This was posted by Cubicle 7 Entertainment on their Facebook page: http://imgur.com/a/YlFHD

No telling yet if this is going to be Old World or Age of Sigmar, but if the former I'll be interested to see what Cubicle 7 does. I was highly impressed by their Doctor Who game, and the Lord of the Rings game gets quite a bit of praise (I havent played it yet, but the art is very pretty at least).
 
I love The One Ring. I don't think my players took to it quite the same, though.

On one hand, I feel kinda like my Warhammer itch has enough options to scratch it. On the other, C7 does really good stuff.
 
Screen-Shot-2017-05-24-at-9.06.38-AM.png
Oh boy - typography from hell.
The message itself is ... interesting.
 
I think it's good that they're ditching WFRP3 for something closer to its predecessors, and I wish the C7 crew all the success. I don't really play any of their games but I have the impression that they do a good job with their licences.

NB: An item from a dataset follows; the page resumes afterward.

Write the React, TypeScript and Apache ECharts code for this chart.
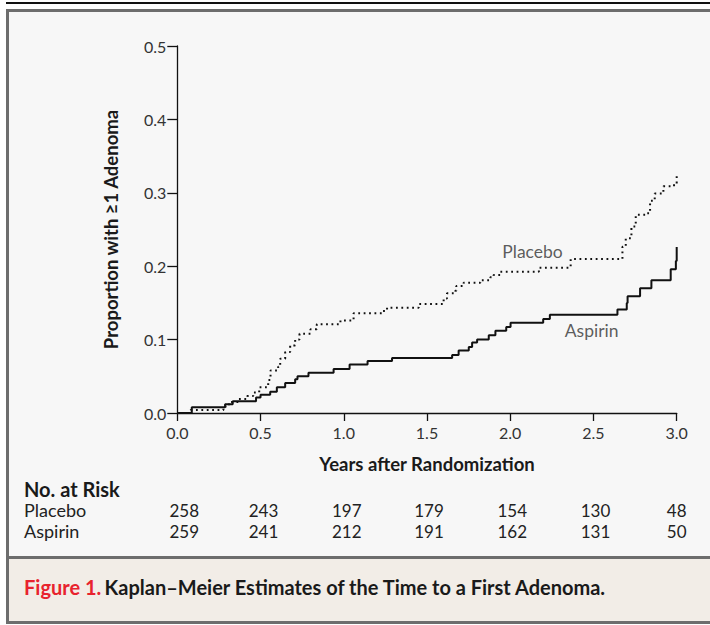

But at the risk of sounding like a total fanboy (especially after Zweihander's post) — Zweihander does such a great job of streamlining the mechanics, filing off decades of GW-mandated canon (amazing how fresh it all feels beneath the cruft) and getting the original WFRP aesthetic right, that I'm likely to stick to it unless C7's take is absolutely stellar.
 
Hmm, maybe this is my opportunity to finally run this world instead of ripping it off.

... or put the world at the fore of The End Times.

Sick and tired of the end times. Luckless lords and lackeys luridly losing legs while looking for the loot of lizards in Lustria is all the gritty drama I need.
 
My only regret was not approaching GW licensing prior to my Kickstarter.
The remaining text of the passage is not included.